SWC Issue #7: Clicking Thundering Herd Issues
A number of pages and buttons (and recent events) allow for a multiplication of required processing power from repeated clicking or refreshing. The most recent server outage today was caused by this.
A few examples:
- Travel buttons can be clicked multiple times causing the same processing to occur multiple times.
- Inventory and WS endpoints can load in parallel.
- Ajax/Javascript functionality can often load multiple times in parallel.
Planned Permanent Fix: UI will be improved to reduce the chance of multiple in flight requests being sent.
Currently it is very easy to unintentionally send multiple requests when using the UI, causing server load.
Herdfest Issue #8: Slow Scanners
During herdfest, a large amount of character squads within the same room highlighted issues with the scanner pages. Specifically, rendering some scanner page details required a large amount of server resources.

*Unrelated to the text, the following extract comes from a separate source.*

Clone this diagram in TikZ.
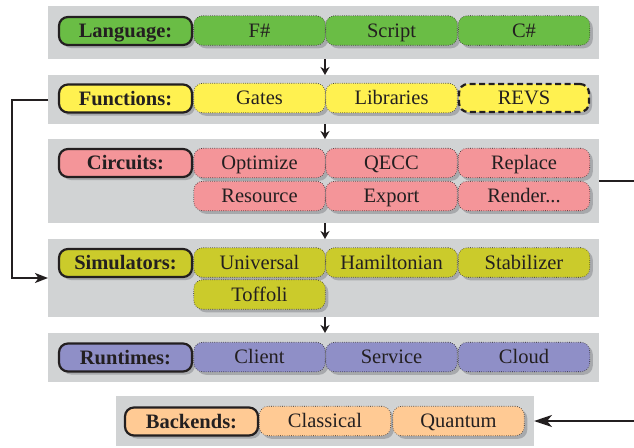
\documentclass[tikz,border=0pt]{standalone}
\usepackage{fontspec}
\setmainfont{Liberation Serif}
\usetikzlibrary{shadows,arrows.meta}

\definecolor{ink}{HTML}{231F20}
\definecolor{panelgray}{HTML}{D1D3D4}
\definecolor{shadowgray}{HTML}{A7A9AC}
\definecolor{langgreen}{HTML}{6ABD45}
\definecolor{funcyellow}{HTML}{FFF150}
\definecolor{circpink}{HTML}{F49599}
\definecolor{simolive}{HTML}{CBCB2B}
\definecolor{runlav}{HTML}{8F8FC7}
\definecolor{backorange}{HTML}{FFCA94}

\newcommand\boxfont{\fontsize{20.5}{24}\selectfont}

\tikzset{
  panel/.style={fill=panelgray, draw=none, inner sep=0pt, outer sep=0pt},
  boxshadow/.style={drop shadow={shadow xshift=3pt, shadow yshift=-3pt, fill=shadowgray, opacity=1}},
  tag/.style={draw=ink, line width=2.2pt, rounded corners=9pt, minimum width=133pt,
    minimum height=28pt, inner sep=0pt, text height=15pt, text depth=2pt,
    font=\boxfont\bfseries, text=ink, boxshadow},
  item/.style={draw=ink, line width=0.6pt, dash pattern=on 0.6pt off 1.6pt,
    rounded corners=9pt, minimum width=131.5pt, minimum height=29.5pt, inner sep=0pt,
    text height=15pt, text depth=2pt, font=\boxfont, text=ink, boxshadow},
  ext/.style={item, line width=2.2pt, dash pattern=on 6pt off 3.5pt, minimum width=130pt, minimum height=28pt},
  flow/.style={draw=ink, line width=1.4pt, -{Stealth[length=8pt, width=9pt, inset=2.5pt]}},
  link/.style={draw=ink, line width=2pt, -{Stealth[length=13pt, width=10pt, inset=3.5pt]}},
  longlink/.style={draw=ink, line width=2pt, -{Stealth[length=18pt, width=12pt, inset=5pt]}},
}

\begin{document}
\begin{tikzpicture}[x=1pt, y=-1pt]
\useasboundingbox (0,0) rectangle (634,447);

% layer panels
\node[panel, minimum width=551pt, minimum height=53pt] (pLang) at (323.5,32.5) {};
\node[panel, minimum width=551pt, minimum height=49pt] (pFunc) at (323.5,99.5) {};
\node[panel, minimum width=551pt, minimum height=84pt] (pCirc) at (323.5,181) {};
\node[panel, minimum width=551pt, minimum height=78pt] (pSim)  at (323.5,278) {};
\node[panel, minimum width=551pt, minimum height=49pt] (pRun)  at (323.5,357.5) {};
\node[panel, minimum width=418pt, minimum height=50pt] (pBack) at (325,421) {};

% Language
\node[tag, fill=langgreen] (tLang) at (125.5,31) {Language:};
\node[item, fill=langgreen] (lF)  at (259.5,30.5) {F\#};
\node[item, fill=langgreen] (lS)  at (391.5,30.5) {Script};
\node[item, fill=langgreen] (lC)  at (524,30.5) {C\#};

% Functions
\node[tag, fill=funcyellow] (tFunc) at (125.5,98.5) {Functions:};
\node[item, fill=funcyellow] (fG) at (259.5,98) {Gates};
\node[item, fill=funcyellow] (fL) at (391.5,98) {Libraries};
\node[ext, fill=funcyellow]  (fR) at (524,98) {REVS};

% Circuits
\node[tag, fill=circpink] (tCirc) at (125.5,163) {Circuits:};
\node[item, fill=circpink] (cO) at (259.5,163) {Optimize};
\node[item, fill=circpink] (cQ) at (391.5,163) {QECC};
\node[item, fill=circpink] (cP) at (524,163) {Replace};
\node[item, fill=circpink] (cR) at (259.5,196) {Resource};
\node[item, fill=circpink] (cE) at (391.5,196) {Export};
\node[item, fill=circpink] (cD) at (524,196) {Render...};

% Simulators
\node[tag, fill=simolive] (tSim) at (125.5,263) {Simulators:};
\node[item, fill=simolive] (sU) at (259.5,262.5) {Universal};
\node[item, fill=simolive] (sH) at (391.5,262.5) {Hamiltonian};
\node[item, fill=simolive] (sS) at (524,262.5) {Stabilizer};
\node[item, fill=simolive] (sT) at (259.5,294.5) {Toffoli};

% Runtimes
\node[tag, fill=runlav] (tRun) at (125.5,357.5) {Runtimes:};
\node[item, fill=runlav] (rC) at (259.5,357) {Client};
\node[item, fill=runlav] (rS) at (391.5,357) {Service};
\node[item, fill=runlav] (rD) at (524,357) {Cloud};

% Backends
\node[tag, fill=backorange] (tBack) at (191.5,421.5) {Backends:};
\node[item, fill=backorange] (bC) at (325,421) {Classical};
\node[item, fill=backorange] (bQ) at (458.5,421) {Quantum};

% connectors
\coordinate (ax) at (325,0);
\draw[flow] (pLang.south -| ax) -- (pFunc.north -| ax);
\draw[flow] (pFunc.south -| ax) -- (pCirc.north -| ax);
\draw[flow] (pCirc.south -| ax) -- (pSim.north -| ax);
\draw[flow] (pSim.south -| ax)  -- (pRun.north -| ax);

\draw[link] (pFunc.west) -- ++(-36.5,0) |- (pSim.west);
\draw[longlink] (pCirc.east) -- ++(70,0) |- (pBack.east);
\end{tikzpicture}
\end{document}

The scanner was modified to fall back to a simpler version that hid details until manually loaded. This version of the scanner will show up in any room above a certain size.
The quest team moved quickly to redesign the second part of herdfest to reduce the amount of concurrent players per room and this significantly improved server performance.
Possible Future Improvement: Making scanner details loading more streamlined, such as automatically loading them when interacted with.
Herdfest Issue #9: Slow Combat Resolution
During herdfest, a large amount of concurrent combat caused timer resolution to slow. We run combat synchronously since the outcome of combat can make large changes (such as destruction of entities). Combat resolution took approximately 2.2 seconds, however the large amount of players concurrently fighting meant that the tick became saturated at around 3-400 players repeatedly attacking.
We found several potential improvements, but none were deployed during herdfest due to the overall risk of the changes. These improvements have since been deployed with combat resolution currently taking approximately 1.0 seconds.
Conclusion
Thanks for your patience while we resolve these issues.